DATASET RECORDS.
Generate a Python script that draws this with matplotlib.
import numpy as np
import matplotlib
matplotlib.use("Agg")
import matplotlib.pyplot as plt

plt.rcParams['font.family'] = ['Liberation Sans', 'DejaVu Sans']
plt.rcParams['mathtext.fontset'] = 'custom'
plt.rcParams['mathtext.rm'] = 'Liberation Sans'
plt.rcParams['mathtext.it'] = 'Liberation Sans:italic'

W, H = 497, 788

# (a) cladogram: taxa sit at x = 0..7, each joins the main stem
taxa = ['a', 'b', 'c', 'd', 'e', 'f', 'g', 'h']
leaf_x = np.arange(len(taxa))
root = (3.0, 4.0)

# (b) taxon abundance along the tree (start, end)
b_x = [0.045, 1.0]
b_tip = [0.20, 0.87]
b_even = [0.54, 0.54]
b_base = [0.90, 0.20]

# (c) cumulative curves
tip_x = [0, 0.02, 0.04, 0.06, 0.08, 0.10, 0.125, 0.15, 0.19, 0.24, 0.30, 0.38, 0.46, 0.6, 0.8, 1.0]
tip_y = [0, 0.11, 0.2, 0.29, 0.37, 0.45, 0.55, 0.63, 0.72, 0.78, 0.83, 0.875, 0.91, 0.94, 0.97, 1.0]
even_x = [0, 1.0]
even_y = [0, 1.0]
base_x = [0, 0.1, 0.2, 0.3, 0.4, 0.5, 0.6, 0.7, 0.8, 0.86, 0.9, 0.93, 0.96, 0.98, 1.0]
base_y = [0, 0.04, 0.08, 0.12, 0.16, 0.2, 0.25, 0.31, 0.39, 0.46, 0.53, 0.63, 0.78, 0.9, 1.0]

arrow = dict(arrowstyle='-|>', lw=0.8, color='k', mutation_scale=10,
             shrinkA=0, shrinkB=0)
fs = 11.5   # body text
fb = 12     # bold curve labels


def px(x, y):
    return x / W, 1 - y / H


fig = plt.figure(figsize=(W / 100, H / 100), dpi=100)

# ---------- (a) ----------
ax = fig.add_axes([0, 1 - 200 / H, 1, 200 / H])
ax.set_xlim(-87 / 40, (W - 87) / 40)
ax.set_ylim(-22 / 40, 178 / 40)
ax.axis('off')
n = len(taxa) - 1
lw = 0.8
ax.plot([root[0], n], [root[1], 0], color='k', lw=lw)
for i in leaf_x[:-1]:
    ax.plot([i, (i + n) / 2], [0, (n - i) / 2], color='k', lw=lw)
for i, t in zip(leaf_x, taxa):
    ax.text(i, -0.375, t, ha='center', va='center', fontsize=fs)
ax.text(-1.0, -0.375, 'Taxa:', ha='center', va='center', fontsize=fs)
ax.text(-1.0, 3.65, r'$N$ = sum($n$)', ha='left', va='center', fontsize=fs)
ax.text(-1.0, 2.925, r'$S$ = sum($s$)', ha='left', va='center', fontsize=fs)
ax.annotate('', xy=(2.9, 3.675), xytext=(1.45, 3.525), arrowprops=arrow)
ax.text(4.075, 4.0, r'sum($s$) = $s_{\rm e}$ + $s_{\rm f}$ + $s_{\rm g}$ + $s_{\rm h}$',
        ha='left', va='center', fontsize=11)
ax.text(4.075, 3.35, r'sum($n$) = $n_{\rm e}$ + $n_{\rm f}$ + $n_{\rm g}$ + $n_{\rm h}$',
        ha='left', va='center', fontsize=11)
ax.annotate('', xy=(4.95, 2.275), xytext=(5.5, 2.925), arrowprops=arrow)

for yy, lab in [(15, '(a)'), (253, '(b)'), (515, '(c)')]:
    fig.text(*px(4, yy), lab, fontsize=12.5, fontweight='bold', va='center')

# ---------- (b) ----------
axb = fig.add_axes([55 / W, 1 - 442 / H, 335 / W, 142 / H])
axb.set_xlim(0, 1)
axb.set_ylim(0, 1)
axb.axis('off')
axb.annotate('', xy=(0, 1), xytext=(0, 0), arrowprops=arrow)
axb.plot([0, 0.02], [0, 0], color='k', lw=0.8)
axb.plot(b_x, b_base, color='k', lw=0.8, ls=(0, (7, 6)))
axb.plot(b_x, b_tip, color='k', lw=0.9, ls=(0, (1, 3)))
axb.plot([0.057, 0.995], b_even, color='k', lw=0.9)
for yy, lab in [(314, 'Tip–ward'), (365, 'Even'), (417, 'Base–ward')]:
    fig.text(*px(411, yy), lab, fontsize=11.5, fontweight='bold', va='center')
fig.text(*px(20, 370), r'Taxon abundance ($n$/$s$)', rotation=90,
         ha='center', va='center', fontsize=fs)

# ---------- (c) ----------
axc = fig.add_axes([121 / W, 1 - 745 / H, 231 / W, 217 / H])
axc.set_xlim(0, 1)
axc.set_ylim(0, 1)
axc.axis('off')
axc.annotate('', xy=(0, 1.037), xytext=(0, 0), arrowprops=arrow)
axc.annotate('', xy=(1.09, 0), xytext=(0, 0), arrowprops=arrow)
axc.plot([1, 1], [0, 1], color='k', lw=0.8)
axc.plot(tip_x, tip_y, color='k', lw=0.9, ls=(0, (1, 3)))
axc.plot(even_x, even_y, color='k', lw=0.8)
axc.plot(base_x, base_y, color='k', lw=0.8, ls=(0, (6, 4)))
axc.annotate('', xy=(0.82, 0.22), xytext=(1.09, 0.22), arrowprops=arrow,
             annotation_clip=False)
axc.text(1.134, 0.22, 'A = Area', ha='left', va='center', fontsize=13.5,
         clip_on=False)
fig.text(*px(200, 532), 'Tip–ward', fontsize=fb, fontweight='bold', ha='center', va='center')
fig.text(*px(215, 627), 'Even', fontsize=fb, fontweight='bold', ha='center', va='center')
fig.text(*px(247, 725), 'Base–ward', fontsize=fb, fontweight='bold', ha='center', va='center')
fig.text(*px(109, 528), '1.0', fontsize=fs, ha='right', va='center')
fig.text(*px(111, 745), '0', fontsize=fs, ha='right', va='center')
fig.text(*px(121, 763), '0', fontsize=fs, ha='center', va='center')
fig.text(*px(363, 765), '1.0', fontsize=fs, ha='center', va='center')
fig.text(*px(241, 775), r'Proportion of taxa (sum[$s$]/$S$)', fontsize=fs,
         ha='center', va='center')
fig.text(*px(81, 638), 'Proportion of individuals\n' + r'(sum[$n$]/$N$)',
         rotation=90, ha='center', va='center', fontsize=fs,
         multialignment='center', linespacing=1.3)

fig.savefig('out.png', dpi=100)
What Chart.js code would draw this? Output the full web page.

WHAT YOU SHOULD DO.
Set down the lines above as they stand, starting with the first line and ending with the line that contains "b_base = [0.90, 0.20]".

SOLUTION TO THIS PROBLEM.
Generate a Python script that draws this with matplotlib.
import numpy as np
import matplotlib
matplotlib.use("Agg")
import matplotlib.pyplot as plt

plt.rcParams['font.family'] = ['Liberation Sans', 'DejaVu Sans']
plt.rcParams['mathtext.fontset'] = 'custom'
plt.rcParams['mathtext.rm'] = 'Liberation Sans'
plt.rcParams['mathtext.it'] = 'Liberation Sans:italic'

W, H = 497, 788

# (a) cladogram: taxa sit at x = 0..7, each joins the main stem
taxa = ['a', 'b', 'c', 'd', 'e', 'f', 'g', 'h']
leaf_x = np.arange(len(taxa))
root = (3.0, 4.0)

# (b) taxon abundance along the tree (start, end)
b_x = [0.045, 1.0]
b_tip = [0.20, 0.87]
b_even = [0.54, 0.54]
b_base = [0.90, 0.20]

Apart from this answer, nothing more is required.